This month we talk to Simon Dann of Dann’s Ice Cream, an award-winning household name in Norfolk and one that instantly brings quality and flavour to mind. Producing home-made ice-cream, lollies and sorbets on an idyllic Norfolk farm from a 400-strong herd of pedigree Holstein-Friesian cows and eggs from their 8,000 free-range chickens, Dann’s has built a reputation as one of the finest independent ice cream makers in the business. Using as many local fruits and fresh produce as possible, Dann’s pride themselves on creating a truly unique premium product.
The Dann family have farmed the village of North Tuddenham for four generations – has it always been dairy farming and what prompted you to decide to make your own brand of ice cream, in 2007?
We’ve been dairy farmers since 1932. The main instigator was my late father Geoffrey, who saw an advert for ice cream production in the farmers weekly by a company called Farmhouse Ice Cream, in Holland. He went and looked and was hooked on it immediately.
Your award-winning luxury ice cream is widely known for being particularly delicious, using locally sourced ingredients for flavour. What would you say is your best ice cream creation and are you tempted to make any weird and wonderful flavours, or stick to the classics?
We never stand still! The most absurd creations to date range from Marmite and Bacon for a pig farmer’s wedding to an Avocado and Wasabi sorbet, there isn’t a favourite, they’re all different and it’s just a matter of taste!
Your unique hand-made process means the ice cream is created straight from cow’s milk in under an hour – how do you do this?
Sometimes secrets are best kept to oneself…
Oh, do tell!
In our special machine the mix is cooked in the top and frozen in the bottom, so cooked to 85 degrees and frozen to minus 12 in less than ten minutes – this gives the product a velvety creamy taste.
Your cows are fed a diet of maize, grass, citrus pulp, wheat, milled straw and fodder beet – this sounds like quite a menu! Does this specific diet give the milk a particular flavour or make it extra creamy?

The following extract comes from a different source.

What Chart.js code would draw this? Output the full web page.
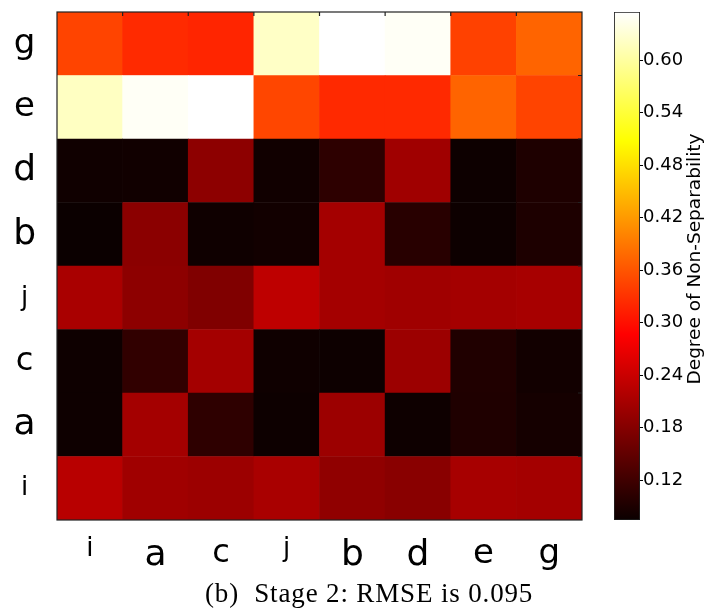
<!DOCTYPE html>
<html>
<head>
<meta charset="utf-8">
<script src="https://cdn.jsdelivr.net/npm/chart.js"></script>
<style>
body { margin: 0; background: #fff; }
#wrap { position: relative; width: 705px; height: 615px; overflow: hidden; }
#heat { position: absolute; left: 0; top: 0; }
#cbar { position: absolute; left: 600px; top: 0; }
#caption { position: absolute; left: 205px; top: 578px; font-family: "Liberation Serif", serif; font-size: 27px; letter-spacing: 0.85px; line-height: 30px; color: #000; white-space: nowrap; }
</style>
</head>
<body>
<div id="wrap">
  <canvas id="heat" width="600" height="580"></canvas>
  <canvas id="cbar" width="105" height="580"></canvas>
  <div id="caption">(b)&nbsp; Stage 2: RMSE is 0.095</div>
</div>
<script>
// categories, left to right / bottom to top
var colLabels = ["i", "a", "c", "j", "b", "d", "e", "g"];
var rowLabels = ["i", "a", "c", "j", "b", "d", "e", "g"];

// degree of non-separability, one array per row, columns as colLabels
var rowI = [0.225, 0.204, 0.200, 0.212, 0.190, 0.184, 0.210, 0.207];
var rowA = [0.077, 0.207, 0.105, 0.076, 0.200, 0.077, 0.092, 0.083];
var rowC = [0.077, 0.108, 0.207, 0.078, 0.076, 0.200, 0.093, 0.081];
var rowJ = [0.212, 0.187, 0.176, 0.230, 0.207, 0.204, 0.207, 0.210];
var rowB = [0.075, 0.186, 0.078, 0.081, 0.207, 0.100, 0.076, 0.090];
var rowD = [0.079, 0.080, 0.187, 0.080, 0.104, 0.204, 0.076, 0.091];
var rowE = [0.620, 0.650, 0.655, 0.347, 0.322, 0.322, 0.373, 0.345];
var rowG = [0.345, 0.323, 0.318, 0.622, 0.655, 0.650, 0.343, 0.373];

// colour limits and colorbar ticks
var cbMin = 0.0743;
var cbMax = 0.655;
var cbTicks = [0.12, 0.18, 0.24, 0.30, 0.36, 0.42, 0.48, 0.54, 0.60];

var rows = [rowI, rowA, rowC, rowJ, rowB, rowD, rowE, rowG];

// label sizes differ in the original figure
var labelSize = { i: 26, j: 26, c: 32, a: 36, e: 34, b: 36, d: 36, g: 34 };
var sans = "'DejaVu Sans', sans-serif";

// matplotlib "hot"
function hotRGB(v) {
  var t = (v - cbMin) / (cbMax - cbMin);
  t = Math.max(0, Math.min(1, t));
  var r = t < 0.365079 ? 0.0416 + t / 0.365079 * (1 - 0.0416) : 1;
  var g = t < 0.365079 ? 0 : (t < 0.746032 ? (t - 0.365079) / (0.746032 - 0.365079) : 1);
  var b = t < 0.746032 ? 0 : (t - 0.746032) / (1 - 0.746032);
  return "rgb(" + Math.round(r * 255) + "," + Math.round(g * 255) + "," + Math.round(b * 255) + ")";
}

var frame = {
  id: "frame",
  afterDatasetsDraw: function (chart) {
    var a = chart.chartArea, c = chart.ctx;
    var xs = chart.scales.x, ys = chart.scales.y;
    c.save();
    c.strokeStyle = "#222";
    c.lineWidth = 1.2;
    c.beginPath();
    for (var k = 1; k < colLabels.length; k++) {
      var x = (xs.getPixelForValue(k - 1) + xs.getPixelForValue(k)) / 2;
      c.moveTo(x, a.top); c.lineTo(x, a.top + 4);
    }
    for (var k = 1; k < rowLabels.length; k++) {
      var y = ys.getPixelForValue(k);
      c.moveTo(a.right, y); c.lineTo(a.right - 4, y);
    }
    c.stroke();
    c.strokeRect(a.left, a.top, a.width, a.height);
    c.restore();
  }
};

var heatData = {
  labels: colLabels,
  datasets: rows.map(function (vals, r) {
    return {
      label: rowLabels[r],
      data: vals.map(function () { return 1; }),
      backgroundColor: vals.map(hotRGB),
      borderWidth: 0,
      barPercentage: 1,
      categoryPercentage: 1
    };
  })
};

new Chart(document.getElementById("heat"), {
  type: "bar",
  data: heatData,
  plugins: [frame],
  options: {
    responsive: false,
    animation: false,
    layout: { padding: { top: 12, right: 18, left: 0, bottom: 0 } },
    plugins: { legend: { display: false }, tooltip: { enabled: false } },
    scales: {
      x: {
        stacked: true,
        grid: { display: false },
        border: { display: false },
        ticks: {
          color: "#000",
          padding: 6,
          maxRotation: 0,
          font: function (ctx) { return { family: sans, size: labelSize[colLabels[ctx.index]] || 32 }; }
        },
        afterFit: function (s) { s.height = 60; s.paddingLeft = 0; s.paddingRight = 0; }
      },
      y: {
        stacked: true,
        min: 0,
        max: rowLabels.length,
        grid: { display: false },
        border: { display: false },
        afterBuildTicks: function (s) {
          s.ticks = rowLabels.map(function (l, i) { return { value: i + 0.5 }; });
        },
        ticks: {
          color: "#000",
          crossAlign: "center",
          padding: 13,
          callback: function (v) { return rowLabels[Math.floor(v)]; },
          font: function (ctx) { return { family: sans, size: labelSize[rowLabels[ctx.index]] || 32 }; }
        },
        afterFit: function (s) { s.width = 57; s.paddingTop = 0; s.paddingBottom = 0; }
      }
    }
  }
});

// colorbar
function cbGradient(ctx) {
  var chart = ctx.chart;
  if (!chart.chartArea) return null;
  var ys = chart.scales.y;
  var g = chart.ctx.createLinearGradient(0, ys.getPixelForValue(cbMin), 0, ys.getPixelForValue(cbMax));
  [0, 0.365079, 0.746032, 1].forEach(function (s) {
    g.addColorStop(s, hotRGB(cbMin + s * (cbMax - cbMin)));
  });
  return g;
}

var cbTitle = {
  id: "cbTitle",
  afterDraw: function (chart) {
    var c = chart.ctx;
    c.save();
    c.translate(95, 259);
    c.rotate(-Math.PI / 2);
    c.font = "18.5px " + sans;
    c.fillStyle = "#000";
    c.textAlign = "center";
    c.textBaseline = "middle";
    c.fillText("Degree of Non-Separability", 0, 0);
    c.restore();
  }
};

new Chart(document.getElementById("cbar"), {
  type: "bar",
  data: {
    labels: ["cb"],
    datasets: [{
      data: [[cbMin, cbMax]],
      backgroundColor: cbGradient,
      borderColor: "#222",
      borderWidth: 1.2,
      borderSkipped: false,
      barPercentage: 1,
      categoryPercentage: 1
    }]
  },
  plugins: [cbTitle],
  options: {
    responsive: false,
    animation: false,
    layout: { padding: { top: 12, left: 14, bottom: 60, right: 0 } },
    plugins: { legend: { display: false }, tooltip: { enabled: false } },
    scales: {
      x: { display: false },
      y: {
        position: "right",
        min: cbMin,
        max: cbMax,
        border: { display: false },
        grid: { drawOnChartArea: false, tickLength: 3, color: "#000" },
        afterBuildTicks: function (s) {
          s.ticks = cbTicks.map(function (v) { return { value: v }; });
        },
        ticks: {
          color: "#000",
          padding: 0,
          font: { family: sans, size: 18 },
          callback: function (v) { return v.toFixed(2); }
        },
        afterFit: function (s) { s.width = 65; s.paddingTop = 0; s.paddingBottom = 0; }
      }
    }
  }
});
</script>
</body>
</html>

We need high butterfats and proteins in our milk to give it flavour. The milled straw increases butterfat and puts fibre into the diet, and the fodder beet drives up the intake. Once washed and chopped into little pieces these little bits will always get eaten first. Food security is the greatest threat to our business; with the right diet a cow will give 50 litres of milk a day, but with the wrong diet only half that.
Favourite summer pudding with ice cream?
Summer pudding made of redcurrants, blackcurrants, raspberries and strawberries, it’s a lovely sharp taste, served with a honeycomb ice cream to give it a sweet contrast.